France and Germany pushing for a Financial Transaction Tax

France and Germany are continuing their work to relaunch the Financial Transaction Tax (FTT) based on the French model. Since 2013, discussions have been taking place between ten Member States participating in enhanced cooperation, namely France, Germany, Belgium, Portugal, Austria, Slovenia, Greece, Spain, Italy and Slovakia.  Now, France and Germany want to have a discussion at Twenty-eight in order to invite other countries to join the enhanced cooperation, possibly at the June Ecofin Council. The proposed FTT would be levied on acquisitions of shares of listed companies whose head offices are located in the member states and whose market capitalisation exceeds €1 billion. The tax rate would not be lower than 0.2% of a security’s purchase price at the time of acquisition.

A single European voice on digital taxation at the OECD negotiations is not looking easy

While a European solution on digital taxation was officially rejected at the March ‘Ecofin’ Council, Member States must now coordinate to try to speak with one voice in international negotiations on this subject at the OECD. This task, on which the European Finance Ministers will be working on Friday 17 May, does not look easy.  Currently two opinions already stand out. On the one hand, the southern and eastern Member States want a proactive approach and the EU to assert its leadership in international negotiations. On the other hand, the Nordic countries, including the strong opponents of a European digital services tax (Ireland, Denmark, Sweden and Finland), believe that it is only after an agreement has been sealed at the OECD that the European position will have to be coordinated, particularly in implementation. In a letter sent to Finance Ministers on Monday 6 May, the European Commissioner for Taxation, Pierre Moscovici, reiterated the importance of speaking with a single voice in international negotiations.

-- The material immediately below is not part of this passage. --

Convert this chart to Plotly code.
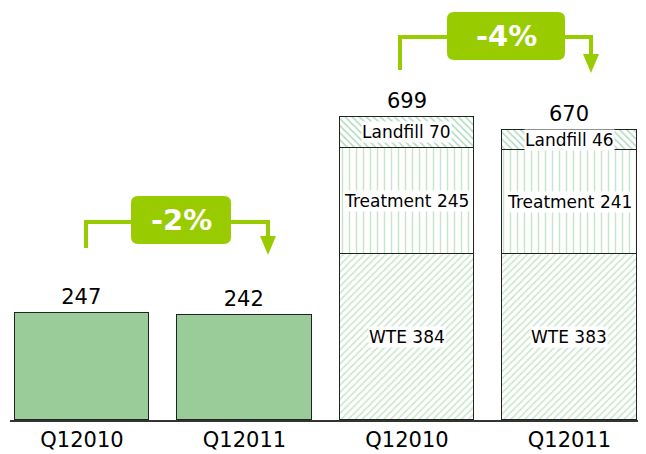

‘Grand Theft Europe': a media consortium estimates annual VAT fraud carousels in EU at €50 billion

On 7 May, the German non-profit Correctiv editorial team published the 'Grand Theft Europe' project, revealing that 50 billion euros are misappropriated each year by criminals who commit value-added tax (VAT) fraud. Carousel fraud is VAT fraud involving multiple companies established in at least two EU Member States. The fraud consists in improperly obtaining the deduction or refund of VAT relating to an intra-Community delivery of goods when this VAT has not been paid to the Treasury. Reacting to the investigation on Twitter, the European Commissioner for Taxation, Pierre Moscovici, was not surprised. “The European Commission has had the solution to put an end to this type of VAT fraud on the finance ministers’ agenda for two years. The loss of revenue for our public treasuries is huge, and it is high time to move forward”, he said.